Nov 15, 2001
I wrote to you back in August about some pretty intense feelings I was having about testing poz. You told me that the reaction I was having was NOT normal and could be quite dangerous. You urged me to seek immediate help, and I did.
For the past two months, things seemed to be going A-OK. The world wasn't coming to an end, and I wasn't going to kick it any time soon. I started antidepressants and began going to a support group.
Late last week all that changed. I seem to have started an uncontrollable slide right back to where I was. I am having the same worries, concerns, "visions" (wasting away in a hospice somewhere), etc.
Only this time I have something I didn't before- A sadness that is so HEAVY that I cannot begin to describe it to you. Last night, after I went to bed, I started crying, and the crying turned into uncontrollable screaming and wailing. It was terrible. I cried for so long (2 hours or so) and so hard, that my body physically hurt when I was done.
Dr. Shernoff, I am terrified of that happening again. I live by myself, and last nights incident scared me to death.
Do you have any idea why after such a long "good" spell, that came on so suddenly and so powerfully?
Is THAT normal?
I hold your opinion and advice in the highest regard and I am looking forward to hearing them.

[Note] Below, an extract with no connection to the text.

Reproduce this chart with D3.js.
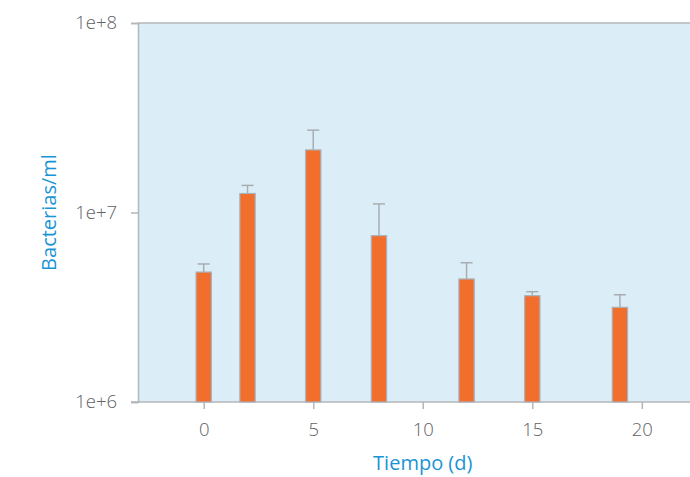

Response from Mr. Shernoff
Since I am not familiar with what you and your counselor are discussing at this time I really can't say why your reactions have returned so suddenly. I urge you to call the mental health professional with whom you are working and ask for an extra session in order to discuss this situation with him or her. There are times in the course of psychotherapy when a person's symptoms return in direct response to either areas that are being explored during the course of counseling or due to new external events. Especially since I live and work in Manhatan, with numerous HIV positive patients, that the events of September 11 have triggered intense emotional reactions that are a return to a much more emotional fragile and vulnerable state. For some people the plane crash on Monday has reactivated all of their fears and distress. So with your not being my patient and my not having access to either your particular emotional reactions or where you are in the course of therapy it is simply impossible, and would be irresponsible for me to guess as to why you are responding now as you are. But your own therapist would be the best and most appropriate person to discuss this with and to help you move beyond your present distress.